The 1927 Club Nacional de Football tour of North America covered the United States, Cuba and Mexico. After its successful 1925 European tour, the Uruguayan team received worldwide offers and decided to play another series of friendly matches. The 21-match tour yielded 15 wins, two draws and one loss; three games were cancelled. They scored 75 goals and allowed 20.

== Overview ==
A delegation led by José María Delgado, Rodolfo Gorriti, Jose Richling, and the Uruguayan ambassador to the U.S. left Montevideo in February. Emilio Servetti Mitre was the coach and Juan Kirschberg the physiotherapist. The players were Andrés Mazali, Fausto Batignani, Antonio Urdinarán, Emilio Recoba, José Leandro Andrade, Alfredo Zibechi, José Vanzzino, Lorenzo Fernández, Alfredo Ghierra, Santos Urdinarán, Héctor Scarone, Pedro Petrone, Ángel Romano, Héctor Castro, Zoilo Saldombide, José Pedro Cea, Conrado Haeberli, Diego Fernández, Fortunato Queirolo and the Argentinian Horacio Finamore.

=== U.S. games ===
Nacional's arrival generated enthusiasm, since several players were champions at the Olympics in Paris three years earlier. The fact that José Leandro Andrade was African American evoked support from fans. Association football was not widespread, and their opponents were professional representatives of European countries. The football was violent, comparable to American football. An American said at the beginning of the tour, "We are going to beat them at any price".

The debut was a 6–1 victory over Indiana Flooring before 20,000 spectators. From the beginning the press was surprised by Nacional's play, especially that of Hector Scarone and José Leandro Andrade. The tour's second match, against the Brooklyn Wanderers, ended in a 2–2 draw before 15,000 spectators. The draw was celebrated by the locals, because of Nacional's status as Olympic champions and their past performance. When the game was tied 1–1 Diego Fernández began bleeding from a blow between the eyes, which caused a fight with Morris and Lyall which was stopped by the police. The referee sent Fernández off, and he was replaced by José Andrade.
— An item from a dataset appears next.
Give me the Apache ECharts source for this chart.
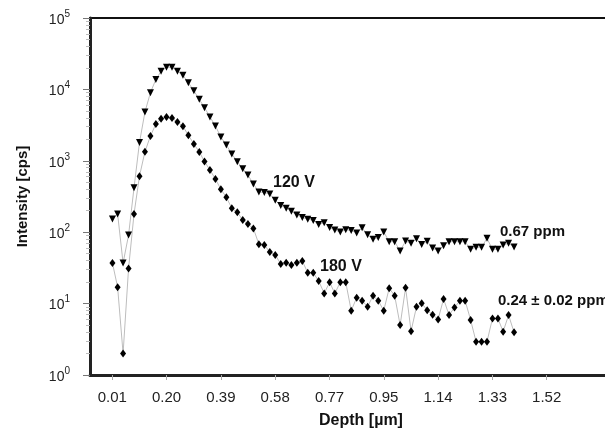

The next game was against the Newark Skeeters. It was suspended after 20 minutes with Newark leading 1–0 because José Pedro Cea exchanged blows with local player Daley. The fight spread, and almost 500 people charged onto the pitch before the police arrived. Although the referee was willing to continue play, the match was indefinitely suspended to prevent another riot.

The following game was against the American League, with Nacional acclaimed by the spectators after a 4–2 victory; rough play was "absent". Nacional then drew, 1–1, against the Fall River F.C. before a crowd of 7,000. Afterwards, a rematch against the Brooklyn Wanderers was played and the game was eagerly awaited because of the previous game's riot. Nacional won 2–0, and the game was played without incident.

The game against Boston, before 7,000 spectators, was suspended with Boston leading 3–2 because of disturbances on the pitch. After the referee awarded a penalty which was protested by the Nacional players, Boston's McArthur was hit; this led to a brawl of all the players, provoking a pitch invasion of 2,000 people from the stands. The police intervened, leading the Uruguayan players to the locker room and providing a police escort from the stadium. Two Boston players and two women who had entered the pitch in the fight were slightly injured. This, the third fight in seven games, raised doubts that the tour would continue. Uruguayan Consul General Joseph Richling intervened on Nacional's behalf so the tour could continue.

Nacional defeated Detroit 2–1, Cleveland 3–0, St. Louis 4–1 and flamboyant West champions Chicago Sparta 1–0. After four straight wins Nacional requested permission from the United States Football Association to play Hakoah of Austria, who were also touring North America. Although José María Delgado sent a letter to the Association Secretary, he failed to obtain a venue for the game. The following day, Chicago defeated Nacional 3–2. The last two U.S. matches were victories against Philadelphia (4–1) and the Brooklyn Wanderers (2–1).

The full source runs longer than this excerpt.